Start
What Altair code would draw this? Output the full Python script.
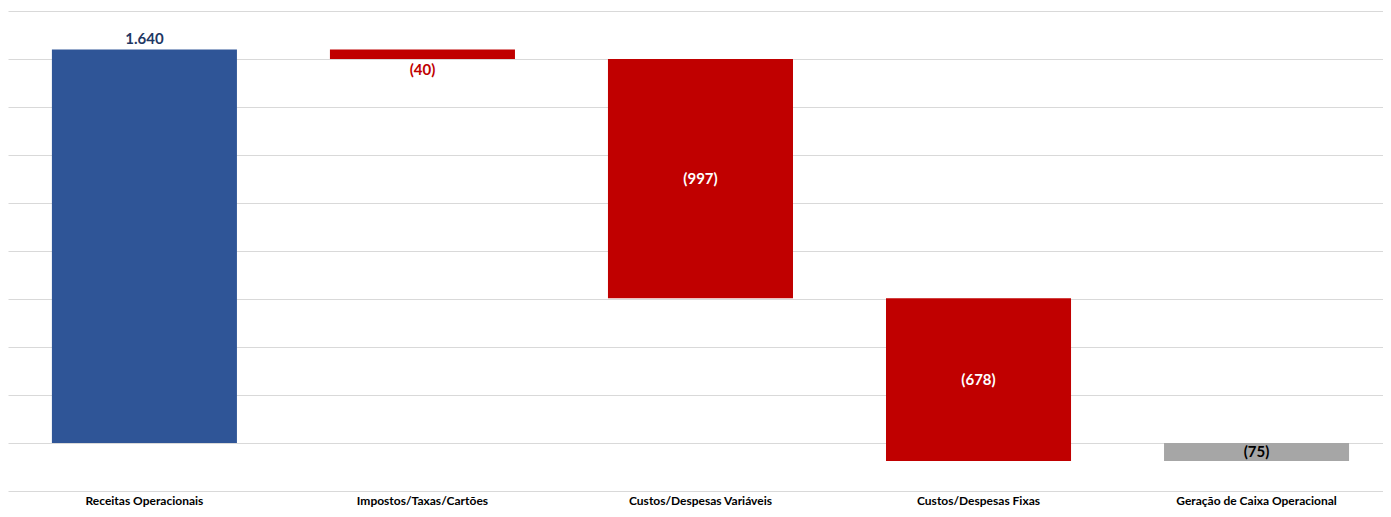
import altair as alt
import pandas as pd

categories = ["Receitas Operacionais", "Impostos/Taxas/Cartões", "Custos/Despesas Variáveis",
              "Custos/Despesas Fixas", "Geração de Caixa Operacional"]
values = [1640, -40, -997, -678, -75]
kinds = ["receita", "despesa", "despesa", "despesa", "total"]

rows = []
running = 0
for i, (c, v, k) in enumerate(zip(categories, values, kinds)):
    if k == "total":
        start, end = 0, v
    else:
        start, end = running, running + v
        running = end
    lab = f"{abs(v):,}".replace(",", ".")
    if v < 0:
        lab = f"({lab})"
    if k == "receita":
        place = "above"
    elif k == "despesa" and abs(v) < 100:
        place = "below"
    else:
        place = "middle"
    rows.append(dict(cat=c, start=start, end=end, kind=k, label=lab, place=place,
                     top=max(start, end), bottom=min(start, end), mid=(start + end) / 2))
df = pd.DataFrame(rows)

FONT = "Lato"

x = alt.X("cat:N", sort=categories, title=None,
          scale=alt.Scale(paddingInner=0.3345, paddingOuter=0.14, align=0.564),
          axis=alt.Axis(labelAngle=0, labelFont=FONT, labelFontSize=12, labelFontWeight="bold",
                        labelColor="#000000", domain=False, ticks=False, grid=False,
                        labelPadding=4, labelLimit=400))
yscale = alt.Scale(domain=[-200, 1800], nice=False, zero=False)

base = alt.Chart(df)

bars = base.mark_bar().encode(
    x=x,
    y=alt.Y("start:Q", scale=yscale, title=None,
            axis=alt.Axis(values=list(range(-200, 1801, 200)), labels=False, ticks=False,
                          domain=False, grid=True, gridColor="#d9d9d9", gridWidth=1)),
    y2="end:Q",
    color=alt.Color("kind:N", legend=None,
                    scale=alt.Scale(domain=["receita", "despesa", "total"],
                                    range=["#2F5597", "#C00000", "#A6A6A6"])),
)

above = base.transform_filter("datum.place == 'above'").mark_text(
    font=FONT, fontSize=15, fontWeight="bold", color="#1F3864", baseline="bottom", dy=-2
).encode(x=alt.X("cat:N", sort=categories), y=alt.Y("top:Q", scale=yscale), text="label:N")

below = base.transform_filter("datum.place == 'below'").mark_text(
    font=FONT, fontSize=15, fontWeight="bold", color="#C00000", baseline="top", dy=4
).encode(x=alt.X("cat:N", sort=categories), y=alt.Y("bottom:Q", scale=yscale), text="label:N")

middle = base.transform_filter("datum.place == 'middle'").mark_text(
    font=FONT, fontSize=15, fontWeight="bold", baseline="middle"
).encode(
    x=alt.X("cat:N", sort=categories), y=alt.Y("mid:Q", scale=yscale), text="label:N",
    color=alt.Color("kind:N", legend=None,
                    scale=alt.Scale(domain=["receita", "despesa", "total"],
                                    range=["#ffffff", "#ffffff", "#000000"])),
)

chart = alt.layer(bars, above, below, middle).resolve_scale(color="independent").properties(
    width=1375, height=480,
    autosize=alt.AutoSizeParams(type="none"),
    padding={"top": 3, "left": 0, "right": 0, "bottom": 17},
    view=alt.ViewBackground(stroke="transparent", strokeWidth=0),
).configure_view(stroke="transparent", strokeWidth=0).configure_axis(domain=False).configure(background="#ffffff")

chart.save("out.html", embed_options={"renderer": "svg", "actions": False})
End
Written task: Pictures are excluded; output everything else in the data verbatim.

Response:
What Altair code would draw this? Output the full Python script.
import altair as alt
import pandas as pd

categories = ["Receitas Operacionais", "Impostos/Taxas/Cartões", "Custos/Despesas Variáveis",
              "Custos/Despesas Fixas", "Geração de Caixa Operacional"]
values = [1640, -40, -997, -678, -75]
kinds = ["receita", "despesa", "despesa", "despesa", "total"]

rows = []
running = 0
for i, (c, v, k) in enumerate(zip(categories, values, kinds)):
    if k == "total":
        start, end = 0, v
    else:
        start, end = running, running + v
        running = end
    lab = f"{abs(v):,}".replace(",", ".")
    if v < 0:
        lab = f"({lab})"
    if k == "receita":
        place = "above"
    elif k == "despesa" and abs(v) < 100:
        place = "below"
    else:
        place = "middle"
    rows.append(dict(cat=c, start=start, end=end, kind=k, label=lab, place=place,
                     top=max(start, end), bottom=min(start, end), mid=(start + end) / 2))
df = pd.DataFrame(rows)

FONT = "Lato"

x = alt.X("cat:N", sort=categories, title=None,
          scale=alt.Scale(paddingInner=0.3345, paddingOuter=0.14, align=0.564),
          axis=alt.Axis(labelAngle=0, labelFont=FONT, labelFontSize=12, labelFontWeight="bold",
                        labelColor="#000000", domain=False, ticks=False, grid=False,
                        labelPadding=4, labelLimit=400))
yscale = alt.Scale(domain=[-200, 1800], nice=False, zero=False)

base = alt.Chart(df)

bars = base.mark_bar().encode(
    x=x,
    y=alt.Y("start:Q", scale=yscale, title=None,
            axis=alt.Axis(values=list(range(-200, 1801, 200)), labels=False, ticks=False,
                          domain=False, grid=True, gridColor="#d9d9d9", gridWidth=1)),
    y2="end:Q",
    color=alt.Color("kind:N", legend=None,
                    scale=alt.Scale(domain=["receita", "despesa", "total"],
                                    range=["#2F5597", "#C00000", "#A6A6A6"])),
)

above = base.transform_filter("datum.place == 'above'").mark_text(
    font=FONT, fontSize=15, fontWeight="bold", color="#1F3864", baseline="bottom", dy=-2
).encode(x=alt.X("cat:N", sort=categories), y=alt.Y("top:Q", scale=yscale), text="label:N")

below = base.transform_filter("datum.place == 'below'").mark_text(
    font=FONT, fontSize=15, fontWeight="bold", color="#C00000", baseline="top", dy=4
).encode(x=alt.X("cat:N", sort=categories), y=alt.Y("bottom:Q", scale=yscale), text="label:N")

middle = base.transform_filter("datum.place == 'middle'").mark_text(
    font=FONT, fontSize=15, fontWeight="bold", baseline="middle"
).encode(
    x=alt.X("cat:N", sort=categories), y=alt.Y("mid:Q", scale=yscale), text="label:N",
    color=alt.Color("kind:N", legend=None,
                    scale=alt.Scale(domain=["receita", "despesa", "total"],
                                    range=["#ffffff", "#ffffff", "#000000"])),
)

chart = alt.layer(bars, above, below, middle).resolve_scale(color="independent").properties(
    width=1375, height=480,
    autosize=alt.AutoSizeParams(type="none"),
    padding={"top": 3, "left": 0, "right": 0, "bottom": 17},
    view=alt.ViewBackground(stroke="transparent", strokeWidth=0),
).configure_view(stroke="transparent", strokeWidth=0).configure_axis(domain=False).configure(background="#ffffff")

chart.save("out.html", embed_options={"renderer": "svg", "actions": False})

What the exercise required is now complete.